* _Aim of the task_: How many lines of these entries hold the string "chart"? Answer with the number alone.

* _Data in this exercise_:
****
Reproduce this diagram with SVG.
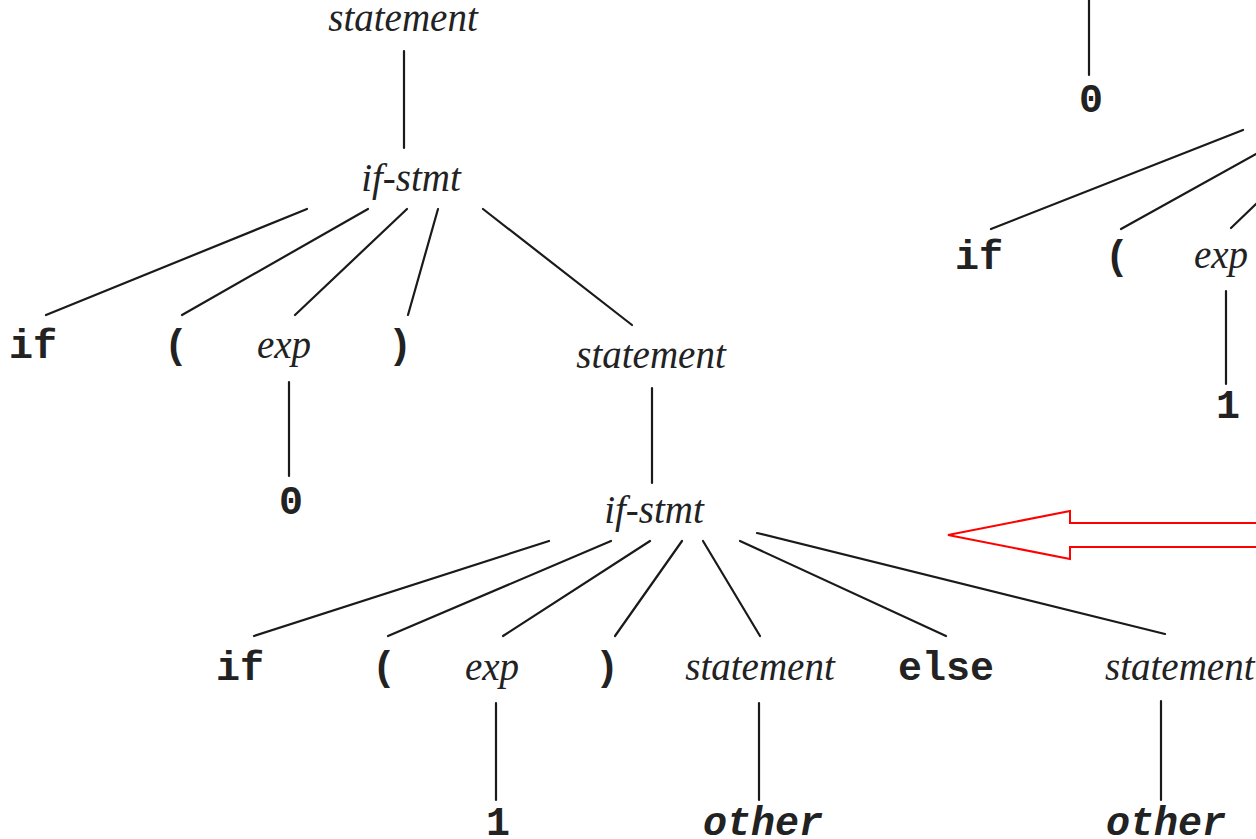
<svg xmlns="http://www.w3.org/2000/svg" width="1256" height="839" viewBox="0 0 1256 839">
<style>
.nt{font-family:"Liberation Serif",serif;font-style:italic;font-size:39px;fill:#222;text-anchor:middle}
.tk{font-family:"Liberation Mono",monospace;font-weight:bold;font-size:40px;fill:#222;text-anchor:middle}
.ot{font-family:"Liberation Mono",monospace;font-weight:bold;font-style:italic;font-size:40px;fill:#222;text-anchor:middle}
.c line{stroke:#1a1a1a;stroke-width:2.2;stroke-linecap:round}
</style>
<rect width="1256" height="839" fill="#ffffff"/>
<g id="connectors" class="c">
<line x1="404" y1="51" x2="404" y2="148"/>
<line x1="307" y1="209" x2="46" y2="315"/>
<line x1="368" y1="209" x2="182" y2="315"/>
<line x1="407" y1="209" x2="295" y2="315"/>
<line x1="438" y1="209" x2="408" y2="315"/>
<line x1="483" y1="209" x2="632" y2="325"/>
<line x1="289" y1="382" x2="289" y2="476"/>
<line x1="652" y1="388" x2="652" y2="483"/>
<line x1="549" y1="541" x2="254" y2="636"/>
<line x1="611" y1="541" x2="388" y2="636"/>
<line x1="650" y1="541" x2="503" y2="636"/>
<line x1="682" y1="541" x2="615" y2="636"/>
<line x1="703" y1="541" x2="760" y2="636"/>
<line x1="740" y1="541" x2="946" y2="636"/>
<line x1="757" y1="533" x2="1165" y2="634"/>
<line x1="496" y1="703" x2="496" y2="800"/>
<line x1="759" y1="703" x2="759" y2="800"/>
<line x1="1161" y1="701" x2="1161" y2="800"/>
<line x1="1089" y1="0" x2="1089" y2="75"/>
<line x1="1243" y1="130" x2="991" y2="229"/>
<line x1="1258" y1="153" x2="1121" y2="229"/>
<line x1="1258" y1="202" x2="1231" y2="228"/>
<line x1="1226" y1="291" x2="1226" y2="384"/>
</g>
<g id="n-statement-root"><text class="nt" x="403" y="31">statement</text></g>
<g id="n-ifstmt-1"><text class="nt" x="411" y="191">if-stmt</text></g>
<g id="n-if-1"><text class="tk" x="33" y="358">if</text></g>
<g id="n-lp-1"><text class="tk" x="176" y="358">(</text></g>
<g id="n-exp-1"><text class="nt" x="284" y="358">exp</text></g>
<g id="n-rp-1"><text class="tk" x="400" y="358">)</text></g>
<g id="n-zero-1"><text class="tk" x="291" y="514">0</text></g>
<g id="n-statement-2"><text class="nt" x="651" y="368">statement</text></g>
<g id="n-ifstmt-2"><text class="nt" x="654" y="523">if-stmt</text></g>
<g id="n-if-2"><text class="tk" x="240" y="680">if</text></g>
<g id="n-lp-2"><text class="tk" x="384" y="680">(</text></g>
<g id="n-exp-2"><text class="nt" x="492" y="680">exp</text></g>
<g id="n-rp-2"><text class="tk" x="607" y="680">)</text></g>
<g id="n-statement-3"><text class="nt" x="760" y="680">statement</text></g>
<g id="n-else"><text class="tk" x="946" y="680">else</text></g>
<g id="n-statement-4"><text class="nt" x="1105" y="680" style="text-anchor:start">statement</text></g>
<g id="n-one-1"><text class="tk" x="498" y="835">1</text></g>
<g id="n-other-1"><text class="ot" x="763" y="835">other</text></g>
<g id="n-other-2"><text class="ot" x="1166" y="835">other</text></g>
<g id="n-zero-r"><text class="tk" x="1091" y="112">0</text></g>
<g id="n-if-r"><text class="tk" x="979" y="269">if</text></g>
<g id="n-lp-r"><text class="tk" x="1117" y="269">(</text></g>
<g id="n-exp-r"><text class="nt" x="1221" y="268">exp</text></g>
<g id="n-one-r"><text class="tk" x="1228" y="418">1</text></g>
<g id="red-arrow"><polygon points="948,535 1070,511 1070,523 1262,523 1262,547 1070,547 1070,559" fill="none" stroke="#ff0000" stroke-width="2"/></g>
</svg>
****
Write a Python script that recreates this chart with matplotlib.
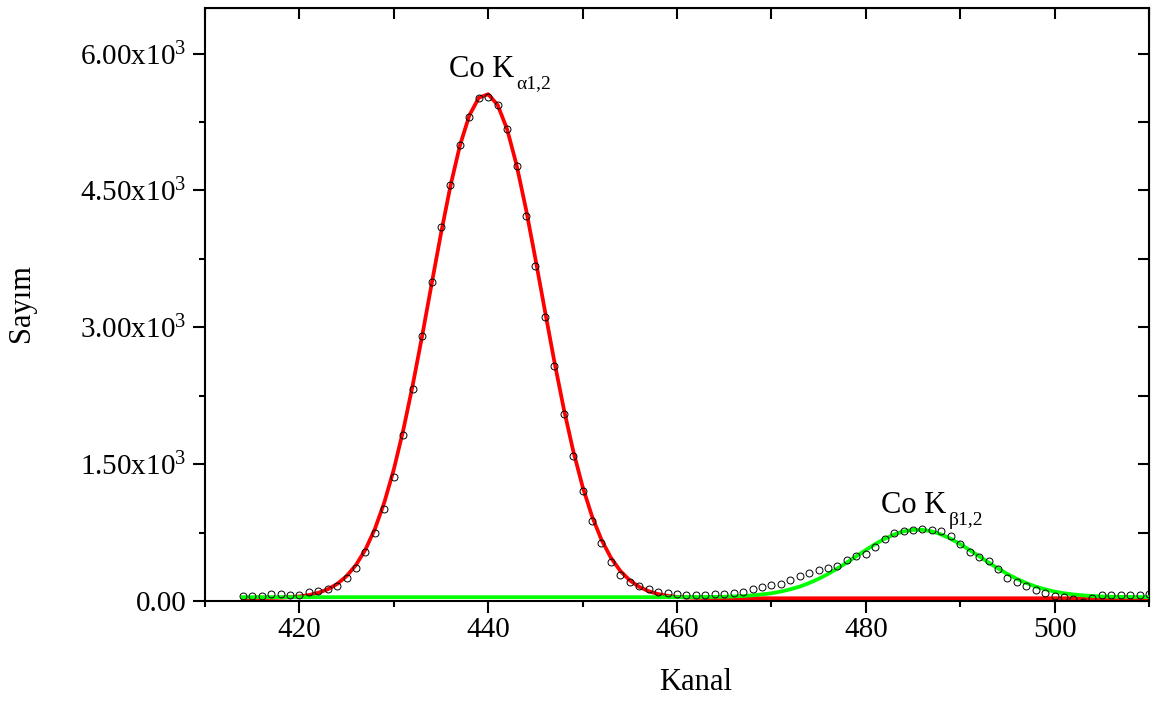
****
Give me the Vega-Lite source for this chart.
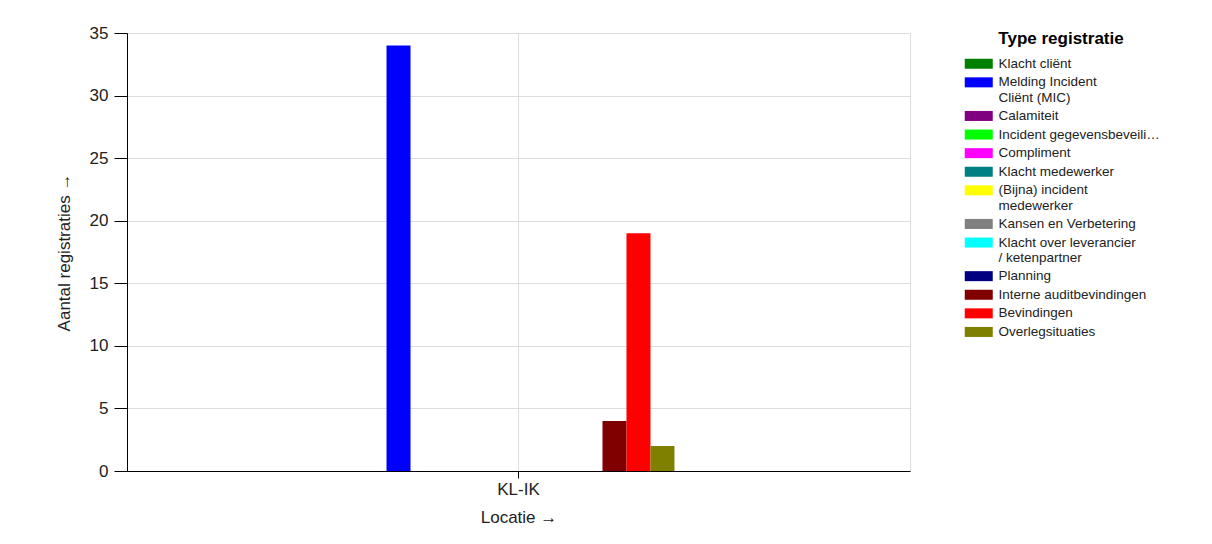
****
* _Solution for this problem_: 2